Mr. Agha began the news conference at an abandoned United Nations compound here with a review of the past quarter-century in Afghanistan. The end of the war against the Soviets, he said, led to anarchy, which was relieved only by the Taliban.

In recent weeks, as the Taliban have lost control over much of the country, the warlords who were chased out of power by the Taliban to popular acclaim between 1994 and 1996 have re-emerged. In the western city Herat, Ismail Khan reinstalled himself as the governor; in the northern city Mazar-i-Sharif, Gen. Abdul Rashid Dostum is back in power; and Haji Abdul Qadir, who allowed Osama bin Laden to stay in his province in 1996, filled the vacuum created by the Taliban's retreat from Jalalabad last week.

But here in southern Afghanistan, home to their fellow ethnic Pashtuns, the Taliban remain in charge.

"These people cannot control the nation, but will carry the nation of Afghanistan to division and to other problems that it was facing before 1994 in the time when there was fighting in different factions of Afghanistan," Mr. Agha said.

The return of the warlords has complicated plans to form a national unity government in Kabul. The Northern Alliance, which seized the capital city despite Washington's warnings not to, has agreed to talk with other Afghan factions next week in Germany.

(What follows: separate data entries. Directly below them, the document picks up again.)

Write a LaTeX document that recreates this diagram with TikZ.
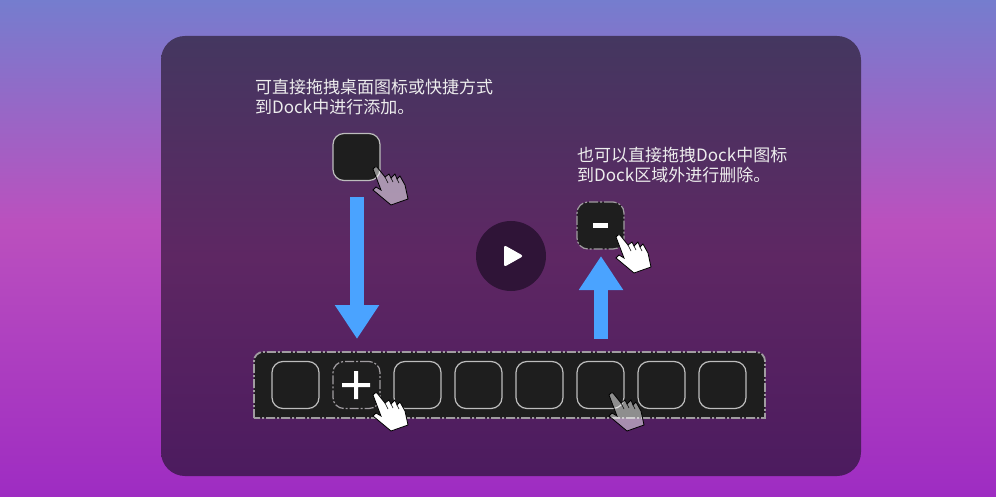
\documentclass[tikz,border=0pt]{standalone}
\usepackage{fontspec}
\usepackage{xcolor}
\usepackage{tikz}
\usetikzlibrary{arrows.meta}
\newfontfamily\cjk{Noto Sans CJK SC}
\definecolor{dockfill}{HTML}{1E1E1E}
\definecolor{cellline}{HTML}{BDBDBD}
\definecolor{dashline}{HTML}{A09CA0}
\definecolor{arrowblue}{HTML}{4AA3FF}
\definecolor{playfill}{HTML}{2F1437}
\definecolor{pagetop}{RGB}{117,125,206}
\definecolor{pagemid}{RGB}{187,80,190}
\definecolor{pagelow}{RGB}{158,44,194}
\definecolor{paneltop}{RGB}{68,55,96}
\definecolor{panelmid}{RGB}{94,39,99}
\definecolor{panellow}{RGB}{76,27,95}
\pgfdeclareverticalshading{pagebg}{100bp}{color(0bp)=(pagelow); color(25bp)=(pagelow);
  color(52.4bp)=(pagemid); color(75bp)=(pagetop); color(100bp)=(pagetop)}
\pgfdeclareverticalshading{panelbg}{100bp}{color(0bp)=(panellow); color(25bp)=(panellow);
  color(50bp)=(panelmid); color(75bp)=(paneltop); color(100bp)=(paneltop)}
\tikzset{
  cell/.style={draw=cellline, fill=dockfill, line width=1.2pt, rounded corners=11pt, minimum size=47pt, inner sep=0pt},
  dashcell/.style={cell, draw=dashline, dash pattern=on 9pt off 2pt on 2pt off 2pt},
  caption/.style={anchor=west, align=left, inner sep=0pt, text=white!93!black, font=\cjk\fontsize{17}{20}\selectfont},
  bluearrow/.style={draw=arrowblue, line width=14pt, -{Triangle[width=42pt,length=34pt]}},
  pics/handcursor/.style={code={
    \draw[black, line width=0.8pt, fill=white, fill opacity=#1]
      (0,2) -- (2,0) -- (4,0) -- (12,10) -- (16,7) -- (18,11) -- (22,7) -- (24,12) -- (27,9)
      -- (32,18) -- (35,32) -- (18,38) -- (12,33) -- (0,23) -- (3,20) -- (8,23) -- cycle;
    \draw[black, line width=0.6pt] (12,10) -- (15,16) (18,11) -- (20,15) (24,12) -- (26,16);
  }}
}
\begin{document}
\begin{tikzpicture}[x=1pt,y=-1pt]
  \useasboundingbox (0,0) rectangle (996,497);
  \shade[shading=pagebg] (0,0) rectangle (996,497);
  \shade[shading=panelbg, rounded corners=24pt] (161,36) rectangle (861,476);
  % texts
  \node[caption] at (255,97) (addtext){可直接拖拽桌面图标或快捷方式\\到Dock中进行添加。};
  \node[caption] at (577,165) (removetext){也可以直接拖拽Dock中图标\\到Dock区域外进行删除。};
  % dock
  \draw[draw=dashline, fill=dockfill, line width=1.8pt, dash pattern=on 9pt off 2pt on 2pt off 2pt]
    (254,418) [rounded corners=9pt] -- (254,352) -- (765,352) [sharp corners] -- (765,418) -- cycle;
  \foreach \n/\px/\sty in {1/295.5/cell,2/356.5/dashcell,3/417.5/cell,4/478.5/cell,5/539.5/cell,6/600.5/cell,7/661.5/cell,8/722.5/cell}
    \node[\sty] at (\px,385) (cell\n){};
  \node[inner sep=0pt] at (356,385) (plus){\tikz[x=1pt,y=-1pt]{\fill[white] (0,12) rectangle (28,16) (12,0) rectangle (16,28);}};
  % the two loose boxes
  \node[cell] at (356.5,157) (srcbox){};
  \node[dashcell] at (600.5,225.5) (minusbox){};
  \node[fill=white, minimum width=15pt, minimum height=5pt, inner sep=0pt] at (600.5,225.5) (minus){};
  % arrows
  \coordinate (downstart) at (357,197);
  \coordinate (downend) at (357,339);
  \coordinate (upstart) at (601,339);
  \coordinate (upend) at (601,256);
  \draw[bluearrow] (downstart) -- (downend);
  \draw[bluearrow] (upstart) -- (upend);
  % play button
  \node[circle, fill=playfill, minimum size=70pt, inner sep=0pt] at (511,256) (play){};
  \fill[white, rounded corners=2.5pt] (504,245) -- (523.5,256) -- (504,267) -- cycle;
  % cursors
  \pic at (373,167) {handcursor=0.5};
  \pic at (616,235) {handcursor=1};
  \pic at (373,393) {handcursor=1};
  \pic at (609,393) {handcursor=0.5};
\end{tikzpicture}
\end{document}
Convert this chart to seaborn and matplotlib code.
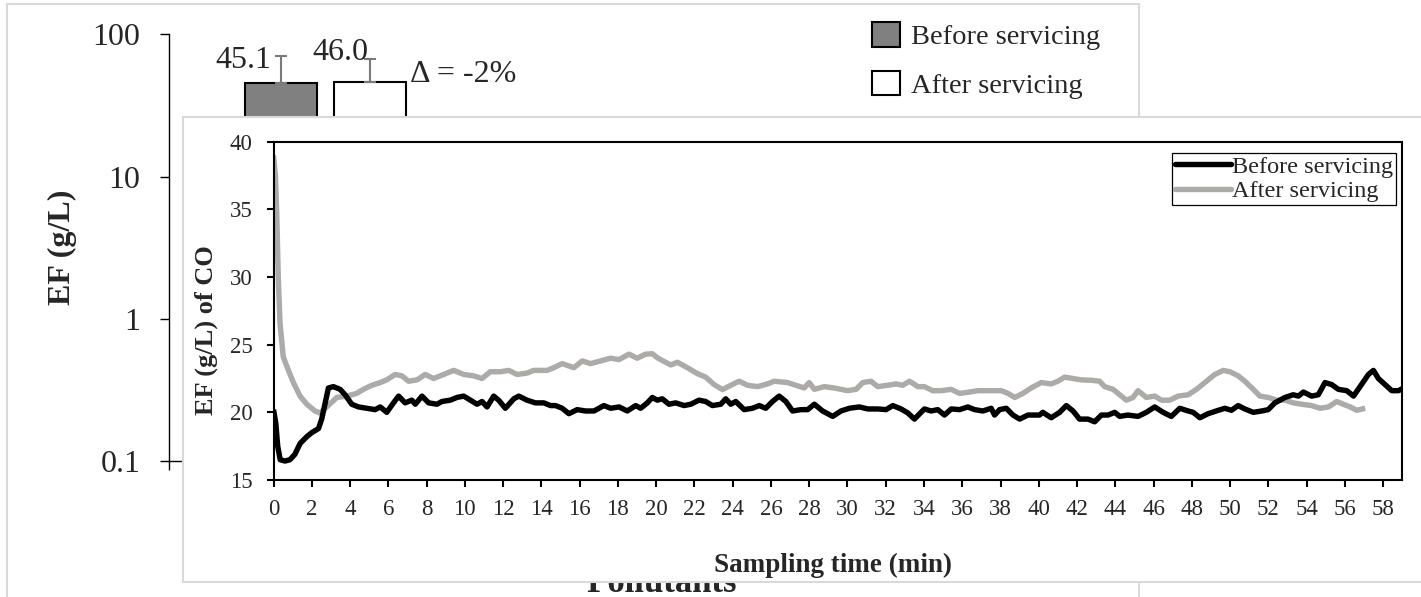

Taliban officials said today that they would not attend any meeting arising from the American intervention or organized by the United Nations, which Mr. Agha described as "working under the instructions of America."

"The foreign intervention and foreign interference can never bring peace and stability in the country," he said.

In this area, as well as in the north, United States Special Forces have intensified their hunt for Mr. bin Laden and his Qaeda terrorist network. Mr. Agha said that Mr. bin Laden was no longer in Taliban-held territory, and that the Taliban no longer knew his whereabouts.

Asked whether the Taliban had made a mistake in shielding Mr. bin Laden, Mr. Agha said: "He was somebody who was ready to give his blood for the sake of this nation during the Russian interference. What is friendship more than that?"